§ OBJECTIVE: All of the material below is to be restated word for word, apart from the pictures.

§ DATA SECTION:
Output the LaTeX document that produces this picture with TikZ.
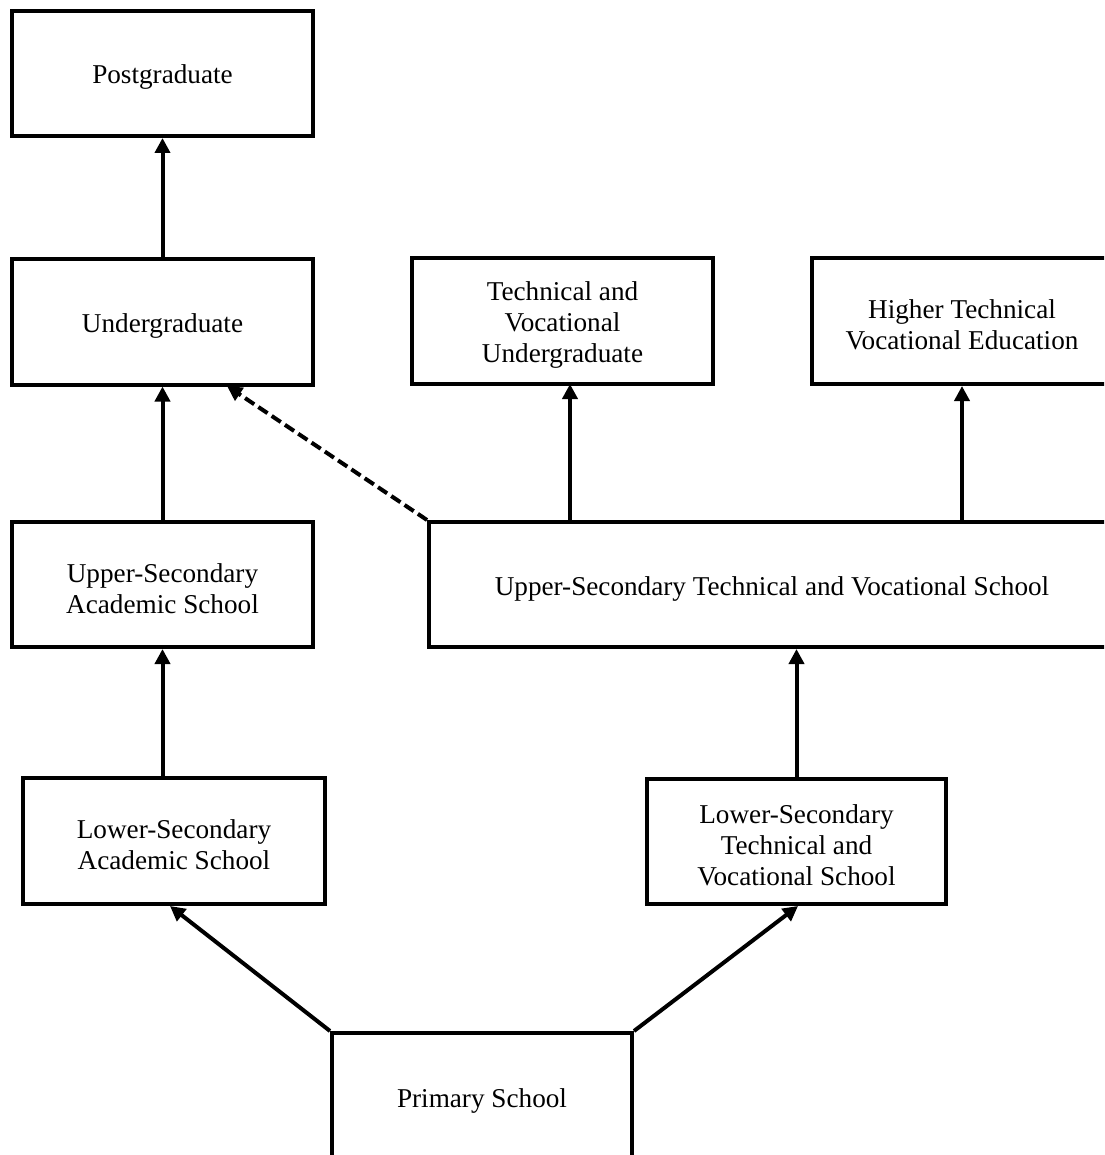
\documentclass[tikz,border=0pt]{standalone}
\usepackage{fontspec}
\setmainfont{Liberation Serif}
\usetikzlibrary{arrows.meta}
\begin{document}
\begin{tikzpicture}[x=1pt,y=-1pt,
  box/.style={draw,line width=4pt,line join=miter,align=center,inner sep=0pt,
    font=\fontsize{27.2}{31}\selectfont},
  lowtext/.style={label={[font=\fontsize{27.2}{31}\selectfont,align=center,yshift=-4pt]center:#1}},
  arr/.style={line width=4pt,-{Triangle[length=15pt,width=15pt]}},
  dasharr/.style={arr,dash pattern=on 11pt off 5pt}]
\useasboundingbox (0,0) rectangle (1104,1155);
\clip (0,0) rectangle (1104,1155);
% academic track
\node[box,minimum width=301pt,minimum height=125pt,lowtext={Postgraduate}] (post) at (162.5,73.5) {};
\node[box,minimum width=301pt,minimum height=125pt,lowtext={Undergraduate}] (under) at (162.5,322) {};
\node[box,minimum width=301pt,minimum height=125pt,lowtext={Upper-Secondary\\Academic School}] (usa) at (162.5,584.5) {};
\node[box,minimum width=302pt,minimum height=126pt,lowtext={Lower-Secondary\\Academic School}] (lsa) at (174,841) {};
% technical and vocational track
\node[box,minimum width=301pt,minimum height=126pt,lowtext={Technical and\\Vocational\\Undergraduate}] (tvu) at (562.5,321) {};
\node[box,minimum width=300pt,minimum height=126pt,lowtext={Higher Technical\\Vocational Education}] (htve) at (962,321) {};
\node[box,minimum width=686pt,minimum height=125pt,lowtext={Upper-Secondary Technical and Vocational School}] (ustv) at (772,584.5) {};
\node[box,minimum width=299pt,minimum height=125pt,lowtext={Lower-Secondary\\Technical and\\Vocational School}] (lstv) at (796.5,841.5) {};
% common start
\node[box,minimum width=300pt,minimum height=128pt,lowtext={Primary School}] (prim) at (482,1097) {};
% helper points on box edges
\coordinate (tvuin) at (570,384);
\coordinate (ustvout) at (570,522);
\coordinate (dashtip) at (227,386);
\coordinate (lsain) at (170,906);
\coordinate (lstvin) at (798,906);
% connectors
\draw[arr] (under.north) -- (post.south);
\draw[arr] (usa.north) -- (under.south);
\draw[arr] (usa.south |- lsa.north) -- (usa.south);
\draw[arr] (prim.north west) -- (lsain);
\draw[arr] (prim.north east) -- (lstvin);
\draw[arr] (lstv.north) -- (lstv.north |- ustv.south);
\draw[arr] (ustvout) -- (tvuin);
\draw[arr] (htve.south |- ustv.north) -- (htve.south);
\draw[dasharr] (ustv.north west) -- (dashtip);
\end{tikzpicture}
\end{document}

§ SOLUTION FOR THIS PROBLEM:
Output the LaTeX document that produces this picture with TikZ.
\documentclass[tikz,border=0pt]{standalone}
\usepackage{fontspec}
\setmainfont{Liberation Serif}
\usetikzlibrary{arrows.meta}
\begin{document}
\begin{tikzpicture}[x=1pt,y=-1pt,
  box/.style={draw,line width=4pt,line join=miter,align=center,inner sep=0pt,
    font=\fontsize{27.2}{31}\selectfont},
  lowtext/.style={label={[font=\fontsize{27.2}{31}\selectfont,align=center,yshift=-4pt]center:#1}},
  arr/.style={line width=4pt,-{Triangle[length=15pt,width=15pt]}},
  dasharr/.style={arr,dash pattern=on 11pt off 5pt}]
\useasboundingbox (0,0) rectangle (1104,1155);
\clip (0,0) rectangle (1104,1155);
% academic track
\node[box,minimum width=301pt,minimum height=125pt,lowtext={Postgraduate}] (post) at (162.5,73.5) {};
\node[box,minimum width=301pt,minimum height=125pt,lowtext={Undergraduate}] (under) at (162.5,322) {};
\node[box,minimum width=301pt,minimum height=125pt,lowtext={Upper-Secondary\\Academic School}] (usa) at (162.5,584.5) {};
\node[box,minimum width=302pt,minimum height=126pt,lowtext={Lower-Secondary\\Academic School}] (lsa) at (174,841) {};
% technical and vocational track
\node[box,minimum width=301pt,minimum height=126pt,lowtext={Technical and\\Vocational\\Undergraduate}] (tvu) at (562.5,321) {};
\node[box,minimum width=300pt,minimum height=126pt,lowtext={Higher Technical\\Vocational Education}] (htve) at (962,321) {};
\node[box,minimum width=686pt,minimum height=125pt,lowtext={Upper-Secondary Technical and Vocational School}] (ustv) at (772,584.5) {};
\node[box,minimum width=299pt,minimum height=125pt,lowtext={Lower-Secondary\\Technical and\\Vocational School}] (lstv) at (796.5,841.5) {};
% common start
\node[box,minimum width=300pt,minimum height=128pt,lowtext={Primary School}] (prim) at (482,1097) {};
% helper points on box edges
\coordinate (tvuin) at (570,384);
\coordinate (ustvout) at (570,522);
\coordinate (dashtip) at (227,386);
\coordinate (lsain) at (170,906);
\coordinate (lstvin) at (798,906);
% connectors
\draw[arr] (under.north) -- (post.south);
\draw[arr] (usa.north) -- (under.south);
\draw[arr] (usa.south |- lsa.north) -- (usa.south);
\draw[arr] (prim.north west) -- (lsain);
\draw[arr] (prim.north east) -- (lstvin);
\draw[arr] (lstv.north) -- (lstv.north |- ustv.south);
\draw[arr] (ustvout) -- (tvuin);
\draw[arr] (htve.south |- ustv.north) -- (htve.south);
\draw[dasharr] (ustv.north west) -- (dashtip);
\end{tikzpicture}
\end{document}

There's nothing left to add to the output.